Heartbeat: Leader sends a heartbeat messages to all the nodes in its edge list. On receiving the heartbeat, the nodes get updated with information of current leader, resets its election timeout and sends a response. In response they send the latest timestamp on their records. In response to this message leader sends the append entries if the follower’s data is stale.
Write Requests: All the writes of the file go through the leader. The leader appends the data in its database and send append entries to all the follower. On Receiving the append entries packet, the followers save the data into their database and respond with success or failure message.
Read Requests: The first read request goes to the leader. The leader responds with the location of each chunk of the file. Client then connects to each node to fetch the actual chunk data.
Global Ping: A global ping message issued by the client is handled by the leader. The leader checks if the current cluster is the target of the ping. If not, then it will propagate the ping message to the next cluster. Leader will also send this ping internal to the cluster to all the followers node. For getting the Host and Ip of next cluster, Leader connects to the global redis database storing the information for each cluster.

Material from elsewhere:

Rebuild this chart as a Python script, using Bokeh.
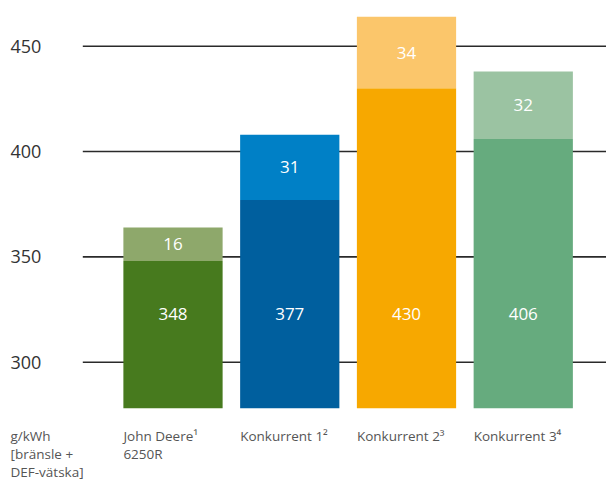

Persistence of data: The data is stored on MySQL database. Each node has its own database and 100 % replication of data on each server. Making the cluster highly available and fault tolerant.
Queue Server :
Queue Server is like a the point of entrance for the read and write requests and also add node requests. The reason why we have named it as Queue Server because it holds two queues inside. Leader Queue and Non Leader Queue namely, these queues are used by the cluster nodes for work stealing. The sole reason of having these different queues is because in our cluster there are certain commands that has to be handled by the leader only. Thus, by segregating the work in different queues we are guaranteeing that each command message will be handled correctly depending on the message type. The following are the responsibility of the Queue Server :
Write File : Ensures that all the chunks corresponding to the file has arrived correctly before sending the success acknowledgement to the client. And if the chunks are missing it has to send a response asking for resending of the missing chunks. The amount of time Queue Server waits depends on the number of chunks and chunk size which varies for every file.
Enqueuing Write File Request to Leader Queue: The purpose of leader queue is to hold any command messages that has to be handled only by Leader of the cluster. Thus, when the write file request arrives it is enqueued in the Leader Queue so that only leader can request this write file command message. Later when the Leader writes the file to its database it instructs to all of its followers to replicate the data by forwarding the write file request.
Enabling Work Stealing : When the read file requests arrive they are enqueued in the Non Leader Queue. Any node be it Leader or Follower sends a work steal request to the Queue Server, and if it detects that the Non Leader Queue is not empty it polls the Non Leader Queue and assigns it to the earliest arriving work steal request. In this way read File request can be stolen by any available node in the cluster and served by it.
Node Discovery:
We are using cold start for our nodes in the cluster. When a node comes up, it sends a broadcast packet into the local LAN in which it is connected.
“Add_Node_Request” broadcast packet: We have used DatagramPacket from java.net package to send the “Add_Node_Request”. The newly up node constructs this packet and send it on the broadcast address that is “255.255.255.255” using port 8888. This packet now floats in the local LAN and waits for a response to this broadcast.
Discovery Server: When the Queue Server starts it spawns a small Discovery Server. This Discovery Server is responsible for listening any broadcast packet that is arriving at the port 8888. When the “Add_Node_Request” broadcast packet is received at the Discovery Server, it establishes a protobuf channel back to the “Add_Node_Request” sender using its address and command port that are found inside the data of the broadcast packet. After establishing the protobuf channel it uses the Queue Server’s Edge List to get all the outbound edges, all these edges are sent in the response for the newly up node to get fully connected with the rest of the cluster.